## Exercise requirements:
Write the data out again, character for character, with no images.

## Supplied information:
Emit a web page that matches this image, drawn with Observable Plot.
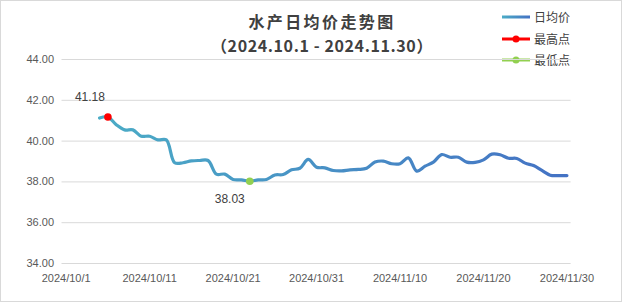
<!DOCTYPE html>
<html><head><meta charset="utf-8">
<script src="https://cdn.jsdelivr.net/npm/d3@7"></script>
<script src="https://cdn.jsdelivr.net/npm/@observablehq/plot@0.6"></script>
<style>
body{margin:0;background:#fff;}
#wrap{position:relative;width:620px;height:300px;border:1px solid #d9d9d9;background:#fff;overflow:hidden;font-family:"Noto Sans CJK SC","Noto Sans",sans-serif;}
#wrap svg.chart{position:absolute;left:0;top:0;}
.t{position:absolute;left:321px;transform:translateX(-50%);white-space:nowrap;font-weight:bold;color:#404040;font-size:16px;line-height:16px;height:16px;}
.lg{position:absolute;left:500px;height:16px;display:flex;align-items:center;font-size:12px;line-height:14px;color:#404040;}
.lg svg{margin-right:3px;}
</style></head>
<body>
<div id="wrap">
  <div class="t" style="top:12px;letter-spacing:2.4px">水产日均价走势图</div>
  <div class="t" style="top:35.5px;letter-spacing:0.6px">（2024.10.1 - 2024.11.30）</div>
  <div class="lg" style="top:8px"><svg width="30" height="10"><defs><linearGradient id="lgG" gradientUnits="userSpaceOnUse" x1="1" y1="0" x2="29" y2="0"><stop offset="0" stop-color="#4bacc6"/><stop offset="1" stop-color="#4472c4"/></linearGradient></defs><line x1="1" x2="29" y1="5" y2="5" stroke="url(#lgG)" stroke-width="3"/></svg>日均价</div>
  <div class="lg" style="top:30px"><svg width="30" height="10"><line x1="1" x2="29" y1="5" y2="5" stroke="#ff0000" stroke-width="3"/><circle cx="15" cy="5" r="3.5" fill="#ff0000"/></svg>最高点</div>
  <div class="lg" style="top:51px"><svg width="30" height="10"><line x1="1" x2="29" y1="5" y2="5" stroke="#92d050" stroke-width="3"/><circle cx="15" cy="5" r="3.5" fill="#92d050"/></svg>最低点</div>
</div>
<script>
// Categories: every day 2024-10-01 .. 2024-11-30
const startDay = new Date(Date.UTC(2024, 9, 1));
const endDay = new Date(Date.UTC(2024, 11, 1));
const fmt = d3.utcFormat("%Y/%-m/%-d");
const categories = d3.utcDay.range(startDay, endDay).map(fmt);
const xTickLabels = ["2024/10/1","2024/10/11","2024/10/21","2024/10/31","2024/11/10","2024/11/20","2024/11/30"];
const yTicks = [34, 36, 38, 40, 42, 44];
// daily average price (no data for Oct 1-4)
const prices = [null, null, null, null,
  41.13, 41.18, 40.80, 40.55, 40.55, 40.24, 40.24, 40.06, 40.06, 38.94,
  38.94, 39.03, 39.05, 39.05, 38.38, 38.38, 38.12, 38.10, 38.03, 38.10,
  38.12, 38.34, 38.36, 38.59, 38.67, 39.10, 38.72, 38.69, 38.56, 38.54,
  38.59, 38.61, 38.67, 38.97, 39.02, 38.89, 38.89, 39.18, 38.53, 38.77,
  38.97, 39.34, 39.21, 39.21, 38.97, 38.96, 39.08, 39.36, 39.33, 39.16,
  39.15, 38.92, 38.80, 38.56, 38.33, 38.31, 38.31];
const highPoint = {date: "2024/10/6", value: 41.18, label: "41.18"};
const lowPoint = {date: "2024/10/23", value: 38.03, label: "38.03"};

const idx = new Map(categories.map((c, i) => [c, i]));
const series = categories.map((c, i) => ({i, value: prices[i]})).filter(d => d.value != null);
const hi = [{...highPoint, i: idx.get(highPoint.date)}];
const lo = [{...lowPoint, i: idx.get(lowPoint.date)}];

const defs = () => {
  const g = d3.create("svg:defs");
  const lg = g.append("linearGradient").attr("id", "lineGrad");
  lg.append("stop").attr("offset", 0).attr("stop-color", "#4bacc6");
  lg.append("stop").attr("offset", 1).attr("stop-color", "#4472c4");
  return g.node();
};

const chart = Plot.plot({
  width: 620, height: 300,
  marginLeft: 60.5, marginRight: 50.4, marginTop: 58, marginBottom: 38,
  style: {fontFamily: "'Liberation Sans', Arial, sans-serif", fontSize: "11px", color: "#595959", background: "transparent"},
  x: {type: "linear", domain: [-0.5, categories.length - 0.5], label: null},
  y: {domain: [34, 44], label: null},
  marks: [
    defs,
    Plot.gridY(yTicks, {stroke: "#d9d9d9", strokeOpacity: 1, strokeWidth: 1}),
    Plot.axisY(yTicks, {tickSize: 0, tickPadding: 8, tickFormat: d3.format(".2f"), fill: "#595959", fontSize: 11}),
    Plot.axisX(xTickLabels.map(l => idx.get(l)), {tickSize: 0, tickPadding: 11, tickFormat: i => categories[i], fill: "#595959", fontSize: 11}),
    Plot.line(series, {x: "i", y: "value", stroke: "url(#lineGrad)", strokeWidth: 3.2, curve: "catmull-rom"}),
    Plot.dot(hi, {x: "i", y: "value", r: 3.8, fill: "#ff0000"}),
    Plot.dot(lo, {x: "i", y: "value", r: 3.8, fill: "#92d050"}),
    Plot.text(hi, {x: "i", y: "value", text: "label", dx: -18, dy: -20, fill: "#404040", fontSize: 12}),
    Plot.text(lo, {x: "i", y: "value", text: "label", dx: -20, dy: 18, fill: "#404040", fontSize: 12})
  ]
});
chart.classList.add("chart");
document.getElementById("wrap").appendChild(chart);
</script>
</body></html>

## Result of this task:
Emit a web page that matches this image, drawn with Observable Plot.
<!DOCTYPE html>
<html><head><meta charset="utf-8">
<script src="https://cdn.jsdelivr.net/npm/d3@7"></script>
<script src="https://cdn.jsdelivr.net/npm/@observablehq/plot@0.6"></script>
<style>
body{margin:0;background:#fff;}
#wrap{position:relative;width:620px;height:300px;border:1px solid #d9d9d9;background:#fff;overflow:hidden;font-family:"Noto Sans CJK SC","Noto Sans",sans-serif;}
#wrap svg.chart{position:absolute;left:0;top:0;}
.t{position:absolute;left:321px;transform:translateX(-50%);white-space:nowrap;font-weight:bold;color:#404040;font-size:16px;line-height:16px;height:16px;}
.lg{position:absolute;left:500px;height:16px;display:flex;align-items:center;font-size:12px;line-height:14px;color:#404040;}
.lg svg{margin-right:3px;}
</style></head>
<body>
<div id="wrap">
  <div class="t" style="top:12px;letter-spacing:2.4px">水产日均价走势图</div>
  <div class="t" style="top:35.5px;letter-spacing:0.6px">（2024.10.1 - 2024.11.30）</div>
  <div class="lg" style="top:8px"><svg width="30" height="10"><defs><linearGradient id="lgG" gradientUnits="userSpaceOnUse" x1="1" y1="0" x2="29" y2="0"><stop offset="0" stop-color="#4bacc6"/><stop offset="1" stop-color="#4472c4"/></linearGradient></defs><line x1="1" x2="29" y1="5" y2="5" stroke="url(#lgG)" stroke-width="3"/></svg>日均价</div>
  <div class="lg" style="top:30px"><svg width="30" height="10"><line x1="1" x2="29" y1="5" y2="5" stroke="#ff0000" stroke-width="3"/><circle cx="15" cy="5" r="3.5" fill="#ff0000"/></svg>最高点</div>
  <div class="lg" style="top:51px"><svg width="30" height="10"><line x1="1" x2="29" y1="5" y2="5" stroke="#92d050" stroke-width="3"/><circle cx="15" cy="5" r="3.5" fill="#92d050"/></svg>最低点</div>
</div>
<script>
// Categories: every day 2024-10-01 .. 2024-11-30
const startDay = new Date(Date.UTC(2024, 9, 1));
const endDay = new Date(Date.UTC(2024, 11, 1));
const fmt = d3.utcFormat("%Y/%-m/%-d");
const categories = d3.utcDay.range(startDay, endDay).map(fmt);
const xTickLabels = ["2024/10/1","2024/10/11","2024/10/21","2024/10/31","2024/11/10","2024/11/20","2024/11/30"];
const yTicks = [34, 36, 38, 40, 42, 44];
// daily average price (no data for Oct 1-4)
const prices = [null, null, null, null,
  41.13, 41.18, 40.80, 40.55, 40.55, 40.24, 40.24, 40.06, 40.06, 38.94,
  38.94, 39.03, 39.05, 39.05, 38.38, 38.38, 38.12, 38.10, 38.03, 38.10,
  38.12, 38.34, 38.36, 38.59, 38.67, 39.10, 38.72, 38.69, 38.56, 38.54,
  38.59, 38.61, 38.67, 38.97, 39.02, 38.89, 38.89, 39.18, 38.53, 38.77,
  38.97, 39.34, 39.21, 39.21, 38.97, 38.96, 39.08, 39.36, 39.33, 39.16,
  39.15, 38.92, 38.80, 38.56, 38.33, 38.31, 38.31];
const highPoint = {date: "2024/10/6", value: 41.18, label: "41.18"};
const lowPoint = {date: "2024/10/23", value: 38.03, label: "38.03"};

const idx = new Map(categories.map((c, i) => [c, i]));
const series = categories.map((c, i) => ({i, value: prices[i]})).filter(d => d.value != null);
const hi = [{...highPoint, i: idx.get(highPoint.date)}];
const lo = [{...lowPoint, i: idx.get(lowPoint.date)}];

const defs = () => {
  const g = d3.create("svg:defs");
  const lg = g.append("linearGradient").attr("id", "lineGrad");
  lg.append("stop").attr("offset", 0).attr("stop-color", "#4bacc6");
  lg.append("stop").attr("offset", 1).attr("stop-color", "#4472c4");
  return g.node();
};

const chart = Plot.plot({
  width: 620, height: 300,
  marginLeft: 60.5, marginRight: 50.4, marginTop: 58, marginBottom: 38,
  style: {fontFamily: "'Liberation Sans', Arial, sans-serif", fontSize: "11px", color: "#595959", background: "transparent"},
  x: {type: "linear", domain: [-0.5, categories.length - 0.5], label: null},
  y: {domain: [34, 44], label: null},
  marks: [
    defs,
    Plot.gridY(yTicks, {stroke: "#d9d9d9", strokeOpacity: 1, strokeWidth: 1}),
    Plot.axisY(yTicks, {tickSize: 0, tickPadding: 8, tickFormat: d3.format(".2f"), fill: "#595959", fontSize: 11}),
    Plot.axisX(xTickLabels.map(l => idx.get(l)), {tickSize: 0, tickPadding: 11, tickFormat: i => categories[i], fill: "#595959", fontSize: 11}),
    Plot.line(series, {x: "i", y: "value", stroke: "url(#lineGrad)", strokeWidth: 3.2, curve: "catmull-rom"}),
    Plot.dot(hi, {x: "i", y: "value", r: 3.8, fill: "#ff0000"}),
    Plot.dot(lo, {x: "i", y: "value", r: 3.8, fill: "#92d050"}),
    Plot.text(hi, {x: "i", y: "value", text: "label", dx: -18, dy: -20, fill: "#404040", fontSize: 12}),
    Plot.text(lo, {x: "i", y: "value", text: "label", dx: -20, dy: 18, fill: "#404040", fontSize: 12})
  ]
});
chart.classList.add("chart");
document.getElementById("wrap").appendChild(chart);
</script>
</body></html>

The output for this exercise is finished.